Arriving at the summit of his argument, White presents:

Justification is by faith because it is in harmony with grace. Grace — the free and unmerited favor of God — cannot be earned, purchased, or merited. By nature it is free. Faith has no merit in and of itself. It performs no meritorious work so as to gain grace or favor.

White clearly misunderstands the plain face of Catholic teaching (I cherry-pick for brevity’s sake, not to make my argument seem stronger than it is; please read the whole chapter if you’d like; you will find it is consistent):

Our justification comes from the grace of God. Grace is favor, the free and undeserved help that God gives us to respond to his call to become children of God, adoptive sons, partakers of the divine nature and of eternal life (Cf. Jn 1:12-18; 17:3; Rom 8:14-17; 2 Pet 1:3-4). [CCC 1996].

Justification has been merited for us by the Passion of Christ who offered himself on the cross as a living victim, holy and pleasing to God, and whose blood has become the instrument of atonement for the sins of all men. Justification is conferred in Baptism, the sacrament of faith. It conforms us to the righteousness of God, who makes us inwardly just by the power of his mercy. Its purpose is the glory of God and of Christ, and the gift of eternal life (Romans 3:21-26, cf. Council of Trent [1547]: DS 1529) [CCC 1992].

White announces, “I have an abiding certainty of acceptance by God. Do you? Not a temporary state where things are all right.” He compares the Catholic view of “peace” to a “cease-fire” in wartime, in which “shooting might break out at any moment.” “If our relationship with God is such that it might break down in the next instant, resulting in enmity between us and God once again,” he asserts, “we do not have biblical peace.”

Again White demonstrates that he fundamentally misunderstands the Catholic faith — if not the Christian faith. When I sin as a Christian, that does not put me at “enmity” with God. Does White conceive of a wrathful, vengeful, monstrous God out to destroy sinners, to turn His sheep out of His fold the moment they wander? Is that the God White thinks Catholics conceive of? No. Our God is loving and merciful. And as long as I am following God, I will always have the peace and assurance that He will be there to forgive me, heal me, restore me; to catch me when I fall. The danger of mortal sin is not that it turns a wrathful God against a sinner, but that it turns a wayward sinner away from God (CCC 1855, 1856). Mortal sin, in the Catholic view, does entail a fall from grace (CCC 1861); but this is not because God has taken away His grace, but because the sinner has chosen to walk away from it. And God will always welcome us back with open and merciful arms. The analogy is not to “shooting” breaking out between opposing forces (God and the sinner), as White suggests, but to the Prodigal Son, having lost his entire inheritance, and starving in the pigpen, returning home to his merciful Father — to an endless and unconditional well of grace, mercy, forgiveness, and healing.
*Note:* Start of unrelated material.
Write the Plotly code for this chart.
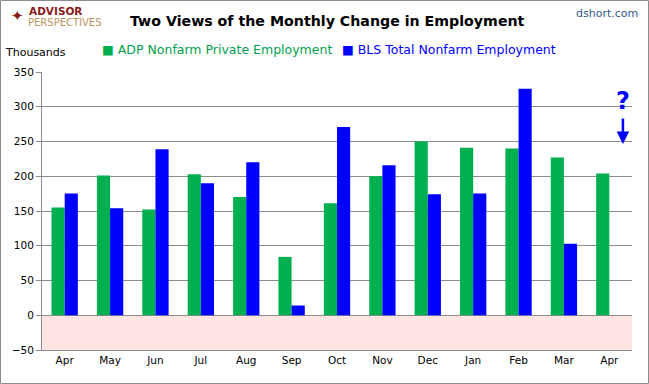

Since justification is a one-time event in the evangelical mind, covering all the sins a sinner has ever committed or will ever commit — since salvation, in White’s view, happens the moment one becomes a Christian and can never be lost — White judges the Catholic concept by the same all-or-nothing mentality; either one is lost or one is saved. But for the Catholic, justification is a lifelong process. We are journeying on a pilgrimage toward salvation, and we will reach it at the end of our lives, if we don’t stray from the road. Falling into sin, losing grace, losing peace is a setback. I fall and I get hurt. But I find so much more peace and security and comfort in knowing that there is a merciful Physician who will always receive me, heal me, and put me back on the road — who will bind up my wounds and restore me to grace — than in pretending, as an evangelical, that I never lost grace at all. Denying one is hurt doesn’t make the hurt go away; it only delays or prevents the healing.